━━ Extracted material

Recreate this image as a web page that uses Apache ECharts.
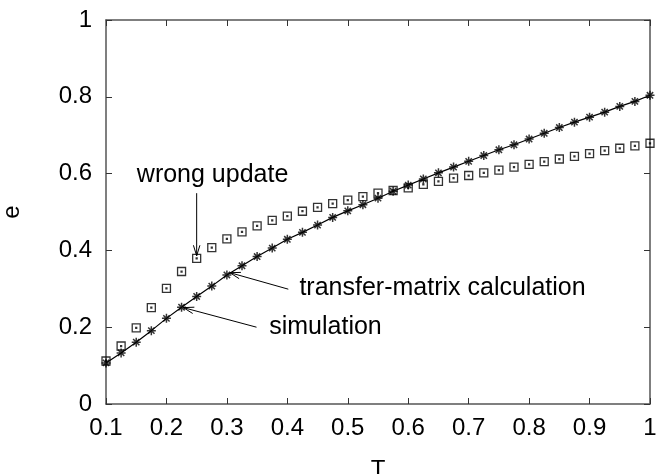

━━━━
━━ Extracted material

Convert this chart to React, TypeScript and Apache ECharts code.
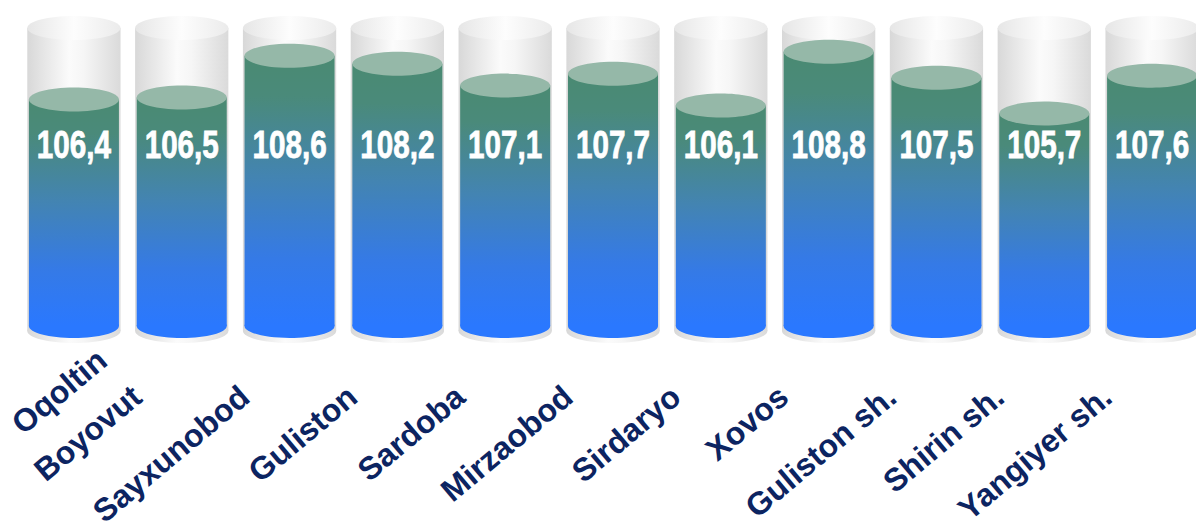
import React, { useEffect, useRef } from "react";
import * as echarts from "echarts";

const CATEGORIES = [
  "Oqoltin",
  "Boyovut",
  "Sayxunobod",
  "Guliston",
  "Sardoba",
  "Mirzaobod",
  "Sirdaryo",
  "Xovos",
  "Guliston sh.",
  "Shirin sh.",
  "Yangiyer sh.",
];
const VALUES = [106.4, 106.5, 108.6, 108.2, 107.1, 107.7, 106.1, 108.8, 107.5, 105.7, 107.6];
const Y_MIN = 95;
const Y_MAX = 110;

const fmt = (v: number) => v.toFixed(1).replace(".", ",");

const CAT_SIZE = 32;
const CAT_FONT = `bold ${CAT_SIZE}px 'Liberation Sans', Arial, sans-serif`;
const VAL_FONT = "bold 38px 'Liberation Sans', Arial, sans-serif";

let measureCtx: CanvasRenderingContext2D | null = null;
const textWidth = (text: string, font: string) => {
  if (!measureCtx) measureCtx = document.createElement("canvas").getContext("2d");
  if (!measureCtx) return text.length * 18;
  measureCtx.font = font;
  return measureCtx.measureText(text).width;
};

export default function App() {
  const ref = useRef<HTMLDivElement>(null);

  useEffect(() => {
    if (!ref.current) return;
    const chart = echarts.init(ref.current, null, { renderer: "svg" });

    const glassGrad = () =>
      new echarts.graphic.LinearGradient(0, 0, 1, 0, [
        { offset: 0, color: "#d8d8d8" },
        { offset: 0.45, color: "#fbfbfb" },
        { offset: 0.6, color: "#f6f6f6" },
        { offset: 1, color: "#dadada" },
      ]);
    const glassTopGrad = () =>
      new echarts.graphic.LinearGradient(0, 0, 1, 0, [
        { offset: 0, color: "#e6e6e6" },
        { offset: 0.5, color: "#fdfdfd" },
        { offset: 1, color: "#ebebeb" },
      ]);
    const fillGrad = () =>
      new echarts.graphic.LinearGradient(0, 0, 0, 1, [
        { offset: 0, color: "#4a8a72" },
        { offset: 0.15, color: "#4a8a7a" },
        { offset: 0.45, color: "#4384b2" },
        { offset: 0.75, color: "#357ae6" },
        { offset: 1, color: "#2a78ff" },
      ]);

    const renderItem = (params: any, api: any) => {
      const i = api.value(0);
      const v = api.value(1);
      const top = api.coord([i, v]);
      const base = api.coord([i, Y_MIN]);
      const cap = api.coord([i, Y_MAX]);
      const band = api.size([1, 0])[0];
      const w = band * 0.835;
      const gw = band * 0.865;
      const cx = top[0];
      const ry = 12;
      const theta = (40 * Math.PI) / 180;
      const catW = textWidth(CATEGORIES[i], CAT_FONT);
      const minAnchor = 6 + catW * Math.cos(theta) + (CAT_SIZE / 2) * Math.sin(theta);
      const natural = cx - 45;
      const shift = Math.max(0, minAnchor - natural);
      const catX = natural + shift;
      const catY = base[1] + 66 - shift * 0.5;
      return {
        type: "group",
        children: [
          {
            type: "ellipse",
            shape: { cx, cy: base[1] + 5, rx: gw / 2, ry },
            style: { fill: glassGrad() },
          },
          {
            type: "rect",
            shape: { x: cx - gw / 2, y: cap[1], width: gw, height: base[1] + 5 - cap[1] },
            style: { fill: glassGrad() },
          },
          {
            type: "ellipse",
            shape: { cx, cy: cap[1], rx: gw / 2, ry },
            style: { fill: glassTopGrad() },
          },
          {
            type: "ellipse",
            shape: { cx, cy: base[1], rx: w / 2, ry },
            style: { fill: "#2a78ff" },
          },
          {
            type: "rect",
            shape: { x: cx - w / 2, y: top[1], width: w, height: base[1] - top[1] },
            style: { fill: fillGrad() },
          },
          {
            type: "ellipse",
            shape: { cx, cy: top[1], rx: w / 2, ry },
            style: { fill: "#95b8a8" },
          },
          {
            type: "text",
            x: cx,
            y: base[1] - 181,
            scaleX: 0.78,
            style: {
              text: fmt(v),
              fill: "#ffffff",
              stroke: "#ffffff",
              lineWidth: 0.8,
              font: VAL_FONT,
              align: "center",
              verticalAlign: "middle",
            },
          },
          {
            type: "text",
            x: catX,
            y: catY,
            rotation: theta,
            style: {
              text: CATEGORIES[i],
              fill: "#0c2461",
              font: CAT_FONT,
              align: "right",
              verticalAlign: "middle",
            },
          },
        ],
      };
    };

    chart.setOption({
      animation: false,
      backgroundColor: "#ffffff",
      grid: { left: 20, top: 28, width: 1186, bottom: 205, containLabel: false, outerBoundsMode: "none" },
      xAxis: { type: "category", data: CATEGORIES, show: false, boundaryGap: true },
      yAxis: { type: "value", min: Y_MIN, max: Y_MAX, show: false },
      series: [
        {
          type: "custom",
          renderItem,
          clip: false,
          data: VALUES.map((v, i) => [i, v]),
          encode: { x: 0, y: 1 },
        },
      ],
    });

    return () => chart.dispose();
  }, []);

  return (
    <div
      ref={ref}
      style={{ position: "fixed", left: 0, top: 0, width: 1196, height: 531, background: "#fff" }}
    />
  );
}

━━━━
━━ Extracted material

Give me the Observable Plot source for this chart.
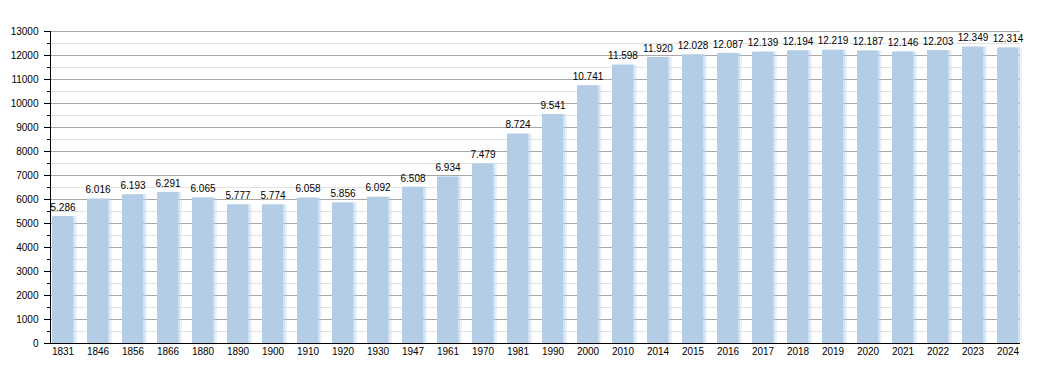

━━━━

Above are some entries; copy exactly the lines from the line with "Convert this chart" through the line with "import * as", both included, but none of the pictures.

Convert this chart to React, TypeScript and Apache ECharts code.
import React, { useEffect, useRef } from "react";
import * as echarts from "echarts";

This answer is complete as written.